§ **Given exercise**:
Take the lines of the data below from the very first through the line containing "import * as" and output them exactly, pictures excluded.

★ ★ ★ ★ ★ ★ ★

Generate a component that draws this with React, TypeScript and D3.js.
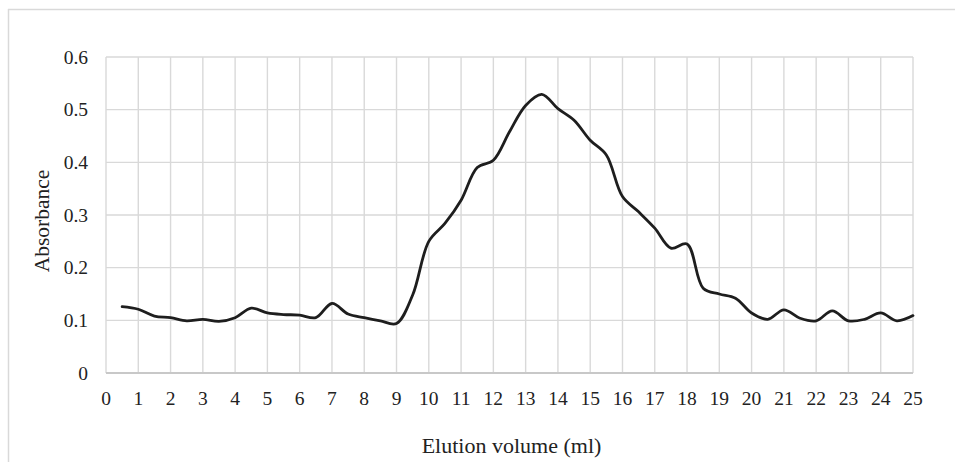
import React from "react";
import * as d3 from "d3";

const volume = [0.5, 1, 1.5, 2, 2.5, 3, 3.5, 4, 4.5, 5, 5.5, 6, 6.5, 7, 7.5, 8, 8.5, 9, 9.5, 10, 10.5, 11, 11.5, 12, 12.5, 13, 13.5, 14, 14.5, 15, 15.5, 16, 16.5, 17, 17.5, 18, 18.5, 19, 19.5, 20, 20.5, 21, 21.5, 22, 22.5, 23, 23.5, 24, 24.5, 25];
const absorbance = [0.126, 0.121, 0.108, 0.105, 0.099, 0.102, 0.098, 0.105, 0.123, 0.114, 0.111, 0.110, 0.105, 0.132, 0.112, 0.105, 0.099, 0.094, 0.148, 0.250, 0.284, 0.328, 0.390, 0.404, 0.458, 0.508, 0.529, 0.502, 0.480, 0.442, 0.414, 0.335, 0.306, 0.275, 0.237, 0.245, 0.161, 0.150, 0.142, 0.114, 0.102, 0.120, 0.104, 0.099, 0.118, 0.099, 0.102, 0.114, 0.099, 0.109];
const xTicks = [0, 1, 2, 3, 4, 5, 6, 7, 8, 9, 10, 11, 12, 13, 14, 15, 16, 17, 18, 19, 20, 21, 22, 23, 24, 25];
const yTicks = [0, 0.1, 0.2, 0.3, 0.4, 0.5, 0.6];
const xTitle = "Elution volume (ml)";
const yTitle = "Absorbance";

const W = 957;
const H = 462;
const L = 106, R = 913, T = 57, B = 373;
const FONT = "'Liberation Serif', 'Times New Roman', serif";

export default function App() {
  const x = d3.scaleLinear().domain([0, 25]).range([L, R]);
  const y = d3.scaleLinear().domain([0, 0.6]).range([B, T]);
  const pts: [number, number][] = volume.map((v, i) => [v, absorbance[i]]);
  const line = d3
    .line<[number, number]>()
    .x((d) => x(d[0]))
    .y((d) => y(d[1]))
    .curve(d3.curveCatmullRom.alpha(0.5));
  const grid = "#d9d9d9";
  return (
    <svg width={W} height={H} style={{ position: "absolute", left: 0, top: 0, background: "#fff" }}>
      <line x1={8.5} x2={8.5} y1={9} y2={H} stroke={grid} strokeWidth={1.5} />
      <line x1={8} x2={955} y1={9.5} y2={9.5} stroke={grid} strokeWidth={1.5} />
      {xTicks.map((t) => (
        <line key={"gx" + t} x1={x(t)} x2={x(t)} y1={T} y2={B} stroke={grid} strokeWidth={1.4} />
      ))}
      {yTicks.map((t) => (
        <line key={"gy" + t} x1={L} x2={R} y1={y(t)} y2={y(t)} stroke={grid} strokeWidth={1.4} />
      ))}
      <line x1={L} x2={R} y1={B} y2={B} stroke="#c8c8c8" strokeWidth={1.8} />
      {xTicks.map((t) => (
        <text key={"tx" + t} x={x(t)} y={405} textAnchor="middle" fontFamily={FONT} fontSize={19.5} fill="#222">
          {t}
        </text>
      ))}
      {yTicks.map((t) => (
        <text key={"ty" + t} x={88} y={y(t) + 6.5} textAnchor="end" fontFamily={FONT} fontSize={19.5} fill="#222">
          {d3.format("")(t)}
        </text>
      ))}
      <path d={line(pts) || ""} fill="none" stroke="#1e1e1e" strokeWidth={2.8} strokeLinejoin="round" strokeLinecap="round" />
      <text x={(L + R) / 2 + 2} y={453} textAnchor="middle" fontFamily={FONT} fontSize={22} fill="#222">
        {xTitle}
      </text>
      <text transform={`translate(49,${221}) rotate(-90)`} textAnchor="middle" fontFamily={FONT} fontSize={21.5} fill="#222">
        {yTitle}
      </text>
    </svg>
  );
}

★ ★ ★ ★ ★ ★ ★

§ **Written answer**:
Generate a component that draws this with React, TypeScript and D3.js.
import React from "react";
import * as d3 from "d3";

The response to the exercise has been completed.